Apple’s customer service innovation
Apple hasn’t just innovated in hardware, of course. Before becoming chief executive, Cook was responsible for transforming the company’s supply chain, leaving competitors struggling to ship devices at the same speed. This might sound unsexy, but it plays an integral role in creating Apple’s customer-service magic, with the company able to ship devices when it says it will.
(A counter-example might be the Apple Watch launch debâcle.)
Similarly, the company disrupted the traditional computer-retail model, selling direct to consumers rather than through a dealer.

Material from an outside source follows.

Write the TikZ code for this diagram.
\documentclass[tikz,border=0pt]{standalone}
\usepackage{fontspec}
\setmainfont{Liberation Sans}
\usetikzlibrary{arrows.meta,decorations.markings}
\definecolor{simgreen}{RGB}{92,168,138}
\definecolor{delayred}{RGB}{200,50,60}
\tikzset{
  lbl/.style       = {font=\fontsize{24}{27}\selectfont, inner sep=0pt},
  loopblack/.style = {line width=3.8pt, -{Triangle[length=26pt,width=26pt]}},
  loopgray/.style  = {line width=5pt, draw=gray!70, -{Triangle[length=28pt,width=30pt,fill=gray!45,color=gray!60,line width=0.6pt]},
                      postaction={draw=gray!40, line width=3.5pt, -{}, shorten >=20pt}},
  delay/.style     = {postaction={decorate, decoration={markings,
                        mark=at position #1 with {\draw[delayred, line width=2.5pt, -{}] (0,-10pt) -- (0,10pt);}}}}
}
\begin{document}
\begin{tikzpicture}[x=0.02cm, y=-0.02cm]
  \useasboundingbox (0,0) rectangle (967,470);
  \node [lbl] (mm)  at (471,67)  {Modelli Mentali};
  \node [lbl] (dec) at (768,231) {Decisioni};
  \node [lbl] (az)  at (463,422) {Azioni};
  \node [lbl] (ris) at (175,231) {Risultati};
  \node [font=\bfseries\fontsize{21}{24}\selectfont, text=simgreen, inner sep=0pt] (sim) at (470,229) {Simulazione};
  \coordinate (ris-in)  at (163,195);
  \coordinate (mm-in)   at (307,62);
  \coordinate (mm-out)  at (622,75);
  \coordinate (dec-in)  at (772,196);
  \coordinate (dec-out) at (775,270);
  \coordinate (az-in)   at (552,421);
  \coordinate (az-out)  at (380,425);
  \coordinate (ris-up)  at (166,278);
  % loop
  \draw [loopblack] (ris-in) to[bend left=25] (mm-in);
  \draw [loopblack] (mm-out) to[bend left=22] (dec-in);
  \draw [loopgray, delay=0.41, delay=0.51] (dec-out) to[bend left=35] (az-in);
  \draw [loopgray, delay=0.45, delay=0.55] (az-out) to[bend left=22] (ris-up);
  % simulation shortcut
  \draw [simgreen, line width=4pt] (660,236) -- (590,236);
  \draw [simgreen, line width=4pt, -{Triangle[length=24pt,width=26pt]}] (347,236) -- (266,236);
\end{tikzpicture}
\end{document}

That allows the company to own the customer relationship, and upsell other devices in the Apple ecosystem.
Apple also invented the Genius Bar concept, modelling the fix-it service on the concierge service at The Four Seasons hotel chain.
Byron Sharp, professor of marketing science at the University of South Australia, says: "Apple is in an enviable position where it can economically and sustainably provide a high level of customer service.
"Each customer represents a decent amount of revenue, or potential revenue – because it sells so many products at the profitable end of the market."
Sharp adds that every customer in the Apple store is a prospect for a Mac, iPad, iPhone and Apple Watch – as well as an online prospect for iTunes. "So Apple can afford to offer serious, helpful customer service."
By contrast, the average high-street dealer makes such low margins on PC sales that training staff to offer a higher level of customer service isn’t worth it.
Beyond the Apple Watch
How Apple maintains its lead isn’t clear. For now, the company seems to be coasting, making incremental updates to the iPhone, with the cheaper iPhone SE going on sale this week, and offering a wider range of iPads. There’s no sign of an Apple Watch II yet, and the company won’t reveal sales figures, though research firm YouGov suggests it’s the best-selling smartwatch in the UK.
"It’s less obvious [where Apple goes next]," says Cunningham. "I don’t think the Watch is the ‘next big thing’; it is a part of the iPhone ecosystem and a bit-player in that game."
She adds that the internet of things could prove an interesting market for Apple, which has dabbled in the area with its HomeKit service, a way for multiple connected devices to talk to each other.
"The internet of things could bring about a whole set of appliances Apple could deliver to the market, based on an interface consumers know and love," says Cunningham.
"Steve Jobs always said he wanted to build appliances. He didn’t like the term computers, he called them appliances. Now we see that vision as a potentiality with the internet of things."
Dolukhanov is more sceptical, suggesting we’re unlikely to see the iToaster any time soon. Both he and Cunningham cautiously predict that Apple’s next big innovation could be a car.
"It’s a complete departure from what it has done previously, and it would take five to 10 years at least," he says. "But it’s not unfathomable it would go down that route."
Dolukhanov points to CarPlay, Apple’s way of bringing iOS to cars. "It could standardise how we interact with cars. I could see them working closely with each manufacturer."
A further challenge is cleaning up its product portfolio. The arrival of the iPhone SE and two new iPads this month mean Apple’s consumers have more choice than ever – a tricky path for a brand that traditionally prides itself on simplicity.
"If you look at the current line of the Apple Watch, tablets and phones, it’s quite a confusing range," says Dolukhanov. "It’s in need of simplification, and it needs to work out how many screen sizes you really need. It might be time to put the brakes on."
Apple’s continued success may come from a return to simplicity and an avoidance of diversification.
That the company is reportedly dabbling in virtual reality, wearable technology and AI – all predicted to be major tech frontiers – is a little troubling. In a crowded and confused tech market, Apple’s future will depend as much on what it chooses not to make as on what it does.
As its 2013 ad campaign, ‘Our Signature’, asked: "Does it deserve to exist?"